Village in Isfahan province, Iran

Jondan (جندان) (Note: Also romanized as Jondān; also known as Jow Dān and Jūdān) is a village in, and the capital of, Kafrud Rural District in Rudasht District of Varzaneh County, Isfahan province, Iran.

==Demographics==
===Population===
At the time of the 2006 National Census, the village's population was 1,790 in 516 households, when it was in Rudasht-e Sharqi Rural District of Bon Rud District (Note: Renamed the Central District of Varzaneh County) in Isfahan County. The following census in 2011 counted 1,979 people in 619 households.
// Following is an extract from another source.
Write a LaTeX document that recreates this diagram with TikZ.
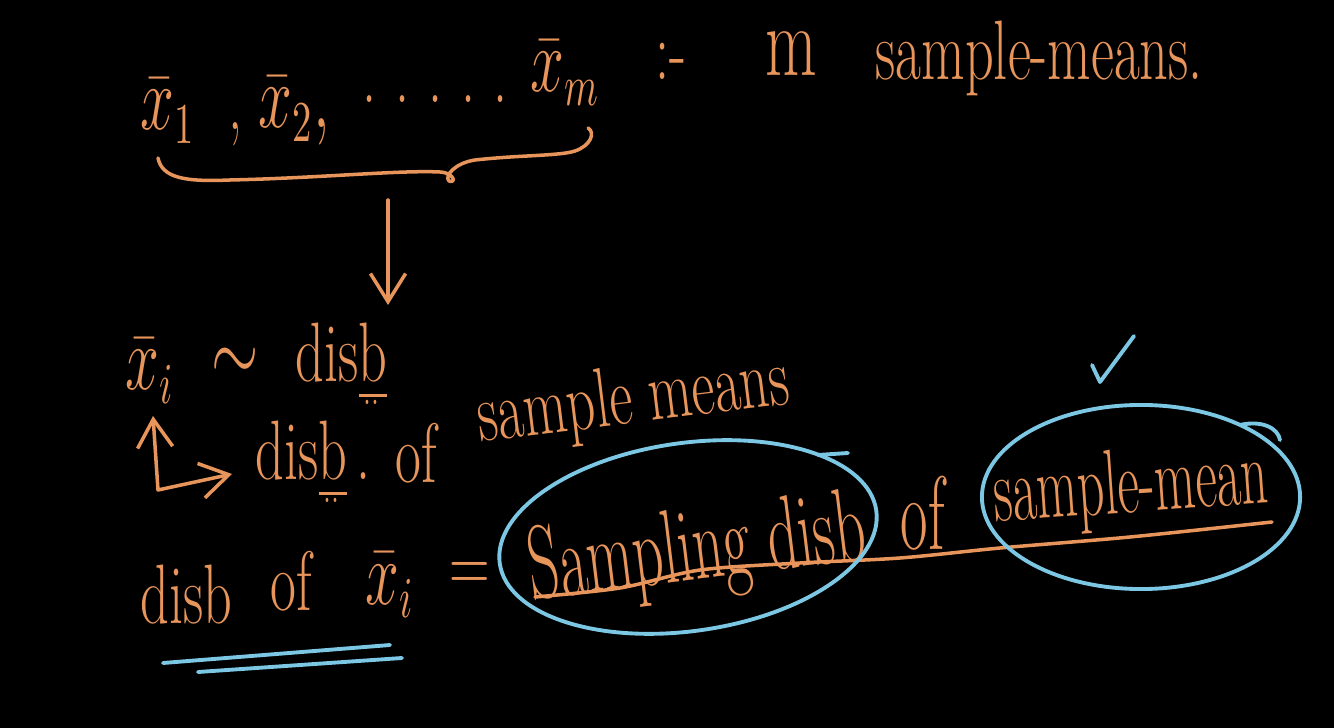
\documentclass[tikz,border=0pt]{standalone}
\usepackage{amsmath}
\usetikzlibrary{arrows.meta}
\definecolor{chalk}{HTML}{E8955C}
\definecolor{marker}{HTML}{7CC8E4}
\newcommand{\hw}[2][1.5]{\scalebox{1}[#1]{#2}}
\newcommand{\abbr}{\underline{b}\llap{\raisebox{-0.62ex}{\scriptsize..}\hspace{0.15em}}}

\begin{document}
\begin{tikzpicture}[
  x=0.01cm, y=0.01cm,
  every node/.style={text=chalk, inner sep=0pt, anchor=base west,
    font=\fontsize{16}{18}\selectfont},
  big/.style={font=\fontsize{17}{20}\selectfont},
  pen/.style={draw=chalk, line width=1pt, line cap=round, line join=round},
  hl/.style={draw=marker, line width=1.1pt, line cap=round, line join=round},
  >={Straight Barb[length=8pt,width=10pt]}
]
  \fill[black] (0,0) rectangle (1334,-728);

  % the m sample means
  \node (xa)    at (140,-130)  {\hw{$\bar{x}_1$}};
  \node (cm)    at (228,-130)  {\hw{,}};
  \node (xb)    at (258,-128)  {\hw{$\bar{x}_2,$}};
  \node (dots)  at (362,-103)  {\hw{.\,\,.\,\,.\,\,.\,\,.}};
  \node (xm)    at (530,-92)   {\hw{$\bar{x}_m$}};
  \node (sep)   at (655,-80)   {\hw{:-}};
  \node[font=\fontsize{19}{20}\selectfont] (m) at (765,-76) {\hw{m}};
  \node (means) at (875,-80)   {\hw{sample-means.}};

  \draw[pen] (158,-158) .. controls (162,-178) and (185,-182) .. (230,-180)
    .. controls (320,-178) and (400,-170) .. (440,-172)
    .. controls (455,-173) and (456,-184) .. (449,-181)
    .. controls (444,-176) and (455,-163) .. (475,-160)
    .. controls (520,-155) and (560,-156) .. (575,-151)
    .. controls (590,-146) and (596,-133) .. (588,-128);

  \coordinate (bt) at (388,-200);
  \coordinate (be) at (388,-305);
  \draw[pen,->] (bt) -- (be);

  % xbar_i ~ disb
  \node (xi)   at (125,-390) {\hw{$\bar{x}_i$}};
  \node[anchor=center] (tl) at (235,-365) {\hw{$\sim$}};
  \node (dis)  at (295,-382) {\hw{dis\abbr}};

  \node (dis2) at (255,-480) {\hw{dis\abbr\,.}};
  \node (of1)  at (395,-482) {\hw{of}};
  \node[rotate=7] (sm) at (480,-442) {\hw{sample means}};

  \coordinate (up)   at (153,-416);
  \coordinate (bend) at (158,-490);
  \coordinate (rt)   at (232,-474);
  \draw[pen,<->] (up) -- (bend) -- (rt);

  % disb of xbar_i = ...
  \node (dis3) at (140,-623) {\hw{disb}};
  \node (of2)  at (270,-610) {\hw{of}};
  \node (xi2)  at (365,-604) {\hw{$\bar{x}_i$}};
  \node[anchor=center] (eq) at (470,-577) {\hw{=}};

  \draw[hl] (163,-663) -- (390,-645);
  \draw[hl] (198,-672) -- (402,-658);

  \node[big,rotate=7] (samp) at (532,-600) {\hw[1.75]{Sampling disb}};
  \node[big] (of3) at (900,-550) {\hw[1.75]{of}};
  \node[big,font=\fontsize{15}{18}\selectfont,rotate=4] (sm2) at (995,-522) {\hw[1.75]{sample-mean}};

  \draw[pen] plot[smooth] coordinates {(535,-597) (620,-588) (700,-570) (800,-563)
    (900,-558) (1000,-548) (1130,-537) (1272,-522)};

  % circled terms
  \draw[hl, rotate around={8:(688,-537)}] (688,-537) ellipse [x radius=1.9cm, y radius=0.94cm];
  \draw[hl] (818,-455) -- (848,-453);
  \draw[hl] (1141,-497) ellipse [x radius=1.59cm, y radius=0.92cm];
  \draw[hl] (1240,-425) .. controls (1262,-420) and (1278,-428) .. (1280,-440);
  \draw[hl] (1092,-365) -- (1100,-382) -- (1134,-336);
\end{tikzpicture}
\end{document}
The 2016 census measured the population of the village as 1,998 people in 651 households.

In 2021, the district was separated from the county in the establishment of Varzaneh County and renamed the Central District. The rural district was transferred to the new Rudasht District, and Jondan was transferred to Kafrud Rural District created in the same district.